Nature of the Claims & Mediation Efforts
  • The majority of the claims pertain to incidents from decades past. Although the alleged abuse spans from the 1950s to 2011, only 12 claims involve incidents occurring after 2000, and most of the priests identified as perpetrators are now deceased.
  • Beginning in November 2023, the RCBF engaged in five separate global mediation sessions aimed at resolving over 150 claims collectively. Ultimately, these mediation efforts failed to produce a comprehensive settlement.
Unsustainable Financial Exposure
  • Based on nearly a decade of handling similar cases, legal counsel estimated that initial demands could exceed $2 million per claim.
  • Further exacerbating the risk, AB 218 permits plaintiffs to seek treble damages if the abuse is proven to be part of a “cover-up,” in addition to potential punitive damages. In light of these procedural risks, the Debtor determined that its total financial exposure could surpass its available assets.

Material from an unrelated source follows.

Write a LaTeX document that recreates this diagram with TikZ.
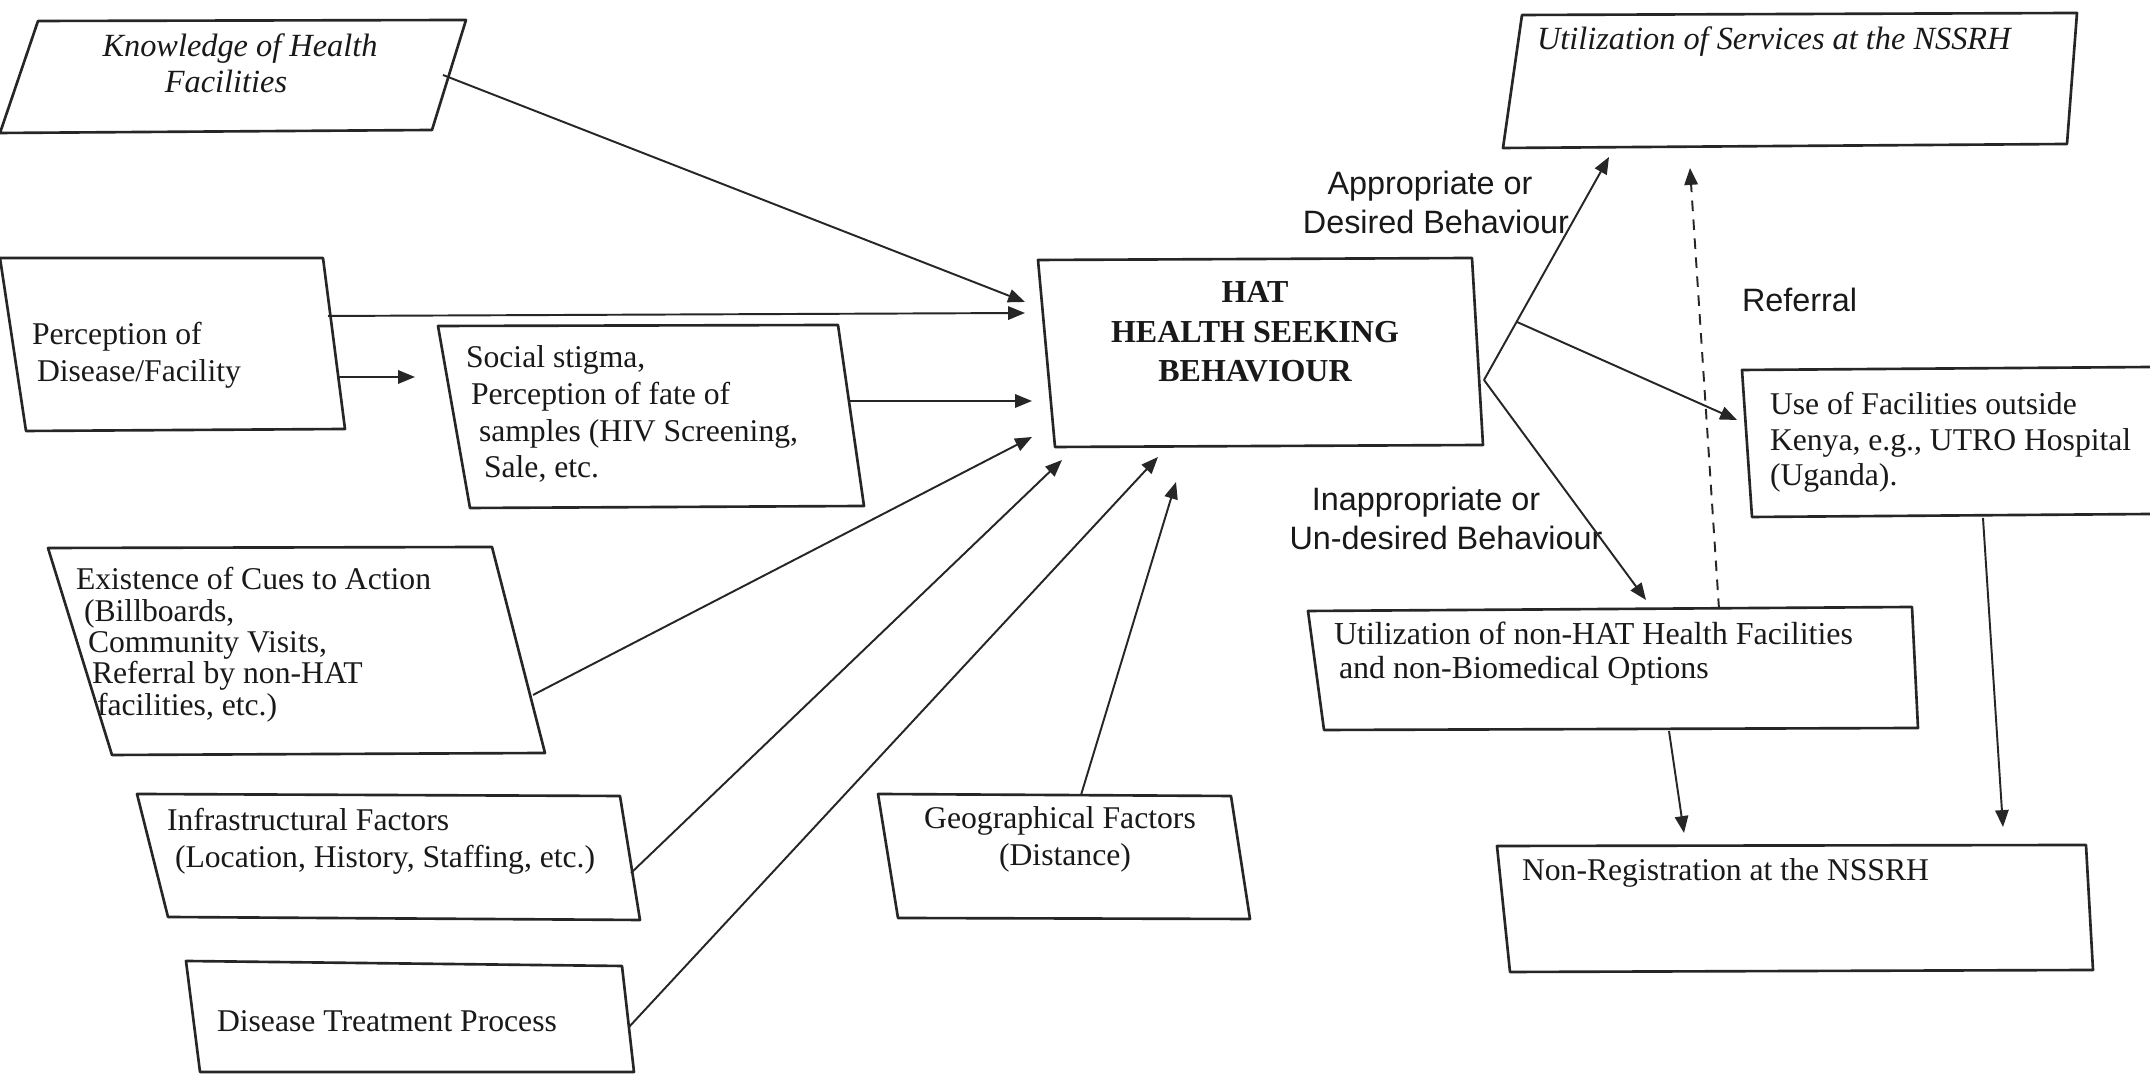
\documentclass[tikz,border=0pt]{standalone}
\usepackage{fontspec}
\setmainfont{Liberation Serif}
\setsansfont{Liberation Sans}
\usetikzlibrary{arrows.meta}
\newcommand{\txtl}[1]{\begin{tabular}[t]{@{}l@{}}#1\end{tabular}}
\newcommand{\txtc}[1]{\begin{tabular}[t]{@{}c@{}}#1\end{tabular}}
\begin{document}
\begin{tikzpicture}[x=0.01cm,y=-0.01cm,
  box/.style={draw=black!85, line width=0.75pt, line join=round},
  arr/.style={draw=black!85, line width=0.55pt, -{Triangle[length=4.8pt,width=3.8pt]}},
  plain/.style={draw=black!85, line width=0.55pt},
  dasharr/.style={arr, dash pattern=on 3pt off 2.4pt},
  lbl/.style={inner sep=0pt, outer sep=0pt, text=black!90},
  rm/.style={lbl, font=\fontsize{9}{10.4}\selectfont},
  rmE/.style={lbl, font=\fontsize{9}{8.8}\selectfont},
  rmN/.style={lbl, font=\fontsize{9.1}{9.4}\selectfont},
  rmF/.style={lbl, font=\fontsize{9}{10}\selectfont},
  it/.style={lbl, font=\itshape\fontsize{9.2}{10.2}\selectfont},
  bf/.style={lbl, font=\bfseries\fontsize{9.1}{11.1}\selectfont},
  sf/.style={lbl, font=\sffamily\fontsize{9.2}{11}\selectfont}]
\fill[white] (0,0) rectangle (2150,1074);
\useasboundingbox (0,0) rectangle (2150,1074);

% ---- box corners
\coordinate (K1) at (38,21);   \coordinate (K2) at (466,20);  \coordinate (K3) at (432,130);  \coordinate (K4) at (0,133);
\coordinate (P1) at (0,258);   \coordinate (P2) at (323,258); \coordinate (P3) at (345,429);  \coordinate (P4) at (26,431);
\coordinate (S1) at (438,326); \coordinate (S2) at (838,325); \coordinate (S3) at (864,506);  \coordinate (S4) at (470,508);
\coordinate (E1) at (48,548);  \coordinate (E2) at (492,547); \coordinate (E3) at (545,753);  \coordinate (E4) at (112,755);
\coordinate (I1) at (137,794); \coordinate (I2) at (620,796); \coordinate (I3) at (640,920);  \coordinate (I4) at (168,917);
\coordinate (D1) at (186,961); \coordinate (D2) at (622,966); \coordinate (D3) at (634,1072); \coordinate (D4) at (200,1072);
\coordinate (G1) at (878,794); \coordinate (G2) at (1231,796);\coordinate (G3) at (1250,919);  \coordinate (G4) at (898,918);
\coordinate (H1) at (1038,260);\coordinate (H2) at (1472,258);\coordinate (H3) at (1483,445);  \coordinate (H4) at (1055,447);
\coordinate (U1) at (1522,15); \coordinate (U2) at (2077,13); \coordinate (U3) at (2067,144);  \coordinate (U4) at (1503,148);
\coordinate (F1) at (1742,370);\coordinate (F2) at (2152,367);\coordinate (F3) at (2152,514);  \coordinate (F4) at (1752,517);
\coordinate (N1) at (1308,611);\coordinate (N2) at (1912,607);\coordinate (N3) at (1918,728);  \coordinate (N4) at (1324,730);
\coordinate (R1) at (1497,846);\coordinate (R2) at (2086,845);\coordinate (R3) at (2093,970);  \coordinate (R4) at (1510,972);

\foreach \b in {K,P,S,E,I,D,G,H,U,F,N,R}
  \draw[box] (\b1) -- (\b2) -- (\b3) -- (\b4) -- cycle;

% ---- texts
\node[it, anchor=base] (kt) at (240,57) {\txtc{Knowledge of Health\\\hspace*{-0.28cm}Facilities}};
\node[rm, anchor=base west] (pt) at (32,345) {\txtl{Perception of\\\hspace*{0.05cm}Disease/Facility}};
\node[rm, anchor=base west] (st) at (466,368) {\txtl{Social stigma,\\\hspace*{0.05cm}Perception of fate of\\\hspace*{0.13cm}samples (HIV Screening,\\\hspace*{0.18cm}Sale, etc.}};
\node[rmE, anchor=base west] (et) at (76,590) {\txtl{Existence of Cues to Action\\\hspace*{0.08cm}(Billboards,\\\hspace*{0.12cm}Community Visits,\\\hspace*{0.16cm}Referral by non-HAT\\\hspace*{0.21cm}facilities, etc.)}};
\node[rm, anchor=base west] (itx) at (167,831) {\txtl{Infrastructural Factors\\\hspace*{0.08cm}(Location, History, Staffing, etc.)}};
\node[rm, anchor=base west] (dt) at (217,1032) {Disease Treatment Process};
\node[rm, anchor=base] (gt) at (1060,829) {\txtc{Geographical Factors\\\hspace*{0.1cm}(Distance)}};
\node[bf, anchor=base] (ht) at (1255,303) {\txtc{HAT\\HEALTH SEEKING\\BEHAVIOUR}};
\node[it, anchor=base west] (ut) at (1537,50) {Utilization of Services at the NSSRH};
\node[sf, anchor=base] (app) at (1430,195) {\txtc{Appropriate or\\\hspace*{0.12cm}Desired Behaviour}};
\node[sf, anchor=base west] (ref) at (1742,312) {Referral};
\node[rmF, anchor=base west] (ft) at (1770,415) {\txtl{Use of Facilities outside\\Kenya, e.g., UTRO Hospital\\(Uganda).}};
\node[sf, anchor=base] (inapp) at (1426,511) {\txtc{Inappropriate or\\\hspace*{0.4cm}Un-desired Behaviour}};
\node[rmN, anchor=base west] (nt) at (1334,645) {\txtl{Utilization of non-HAT Health Facilities\\\hspace*{0.05cm}and non-Biomedical Options}};
\node[rm, anchor=base west] (rt) at (1522,881) {Non-Registration at the NSSRH};

% ---- connector end points
\coordinate (kout) at (443,75);   \coordinate (hinK) at (1025,302);
\coordinate (pout1) at (328,316); \coordinate (hinP) at (1025,313);
\coordinate (pout2) at (337,377); \coordinate (sin) at (415,377);
\coordinate (sout) at (849,401);  \coordinate (hinS) at (1032,401);
\coordinate (eout) at (533,695);  \coordinate (hinE) at (1032,437);
\coordinate (iout) at (631,873);  \coordinate (hinI) at (1062,460);
\coordinate (dout) at (629,1027); \coordinate (hinD) at (1158,457);
\coordinate (gout) at (1081,795); \coordinate (hinG) at (1176,482);
\coordinate (hv) at (1484,380);
\coordinate (uin) at (1609,157);
\coordinate (fork) at (1517,322); \coordinate (fin) at (1737,420);
\coordinate (nin) at (1646,600);
\coordinate (nout) at (1719,609); \coordinate (uin2) at (1690,168);
\coordinate (nout2) at (1669,731); \coordinate (rin1) at (1684,833);
\coordinate (fout) at (1983,518); \coordinate (rin2) at (2003,827);

\draw[arr] (kout) -- (hinK);
\draw[arr] (pout1) -- (hinP);
\draw[arr] (pout2) -- (sin);
\draw[arr] (sout) -- (hinS);
\draw[arr] (eout) -- (hinE);
\draw[arr] (iout) -- (hinI);
\draw[arr] (dout) -- (hinD);
\draw[arr] (gout) -- (hinG);
\draw[arr] (hv) -- (uin);
\draw[arr] (hv) -- (nin);
\draw[arr] (fork) -- (fin);
\draw[dasharr] (nout) -- (uin2);
\draw[arr] (nout2) -- (rin1);
\draw[arr] (fout) -- (rin2);
\end{tikzpicture}
\end{document}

Decision to Pursue Reorganization
  • In May 2024, Bishop Brennan announced the Diocese’s intent to file for bankruptcy, a decision that received formal Vatican approval in June 2025. The filing occurred on July 1, 2025.
  • The Diocese has stated that its primary goals are to provide fair and equitable compensation to all abuse survivors through a consolidated process and to ensure the continuation of its core religious, charitable, and educational ministries. A Chapter 11 reorganization prevents a "race to the courthouse" where the first few successful claimants could deplete all assets, leaving nothing for other survivors.
  • Upon filing, an automatic stay halted all pending litigation, providing the Diocese with a breathing space to negotiate a comprehensive resolution with all stakeholders.
Path Forward and Criticisms
  • The Diocese intends to propose a plan of reorganization that establishes a settlement trust for abuse survivors, funded by diocesan assets and contributions from its insurers. Meanwhile, day-to-day operations of parishes, schools, and charities are expected to continue without interruption.
  • The bankruptcy has drawn criticism from survivor advocates and attorneys, who argue the filing is a legal strategy to shield assets, avoid public accountability that would come from civil trials, and ultimately reduce payouts to victims. Some have characterized the 13-month period between the announcement and the filing as a "delay tactic" that stalled justice for survivors.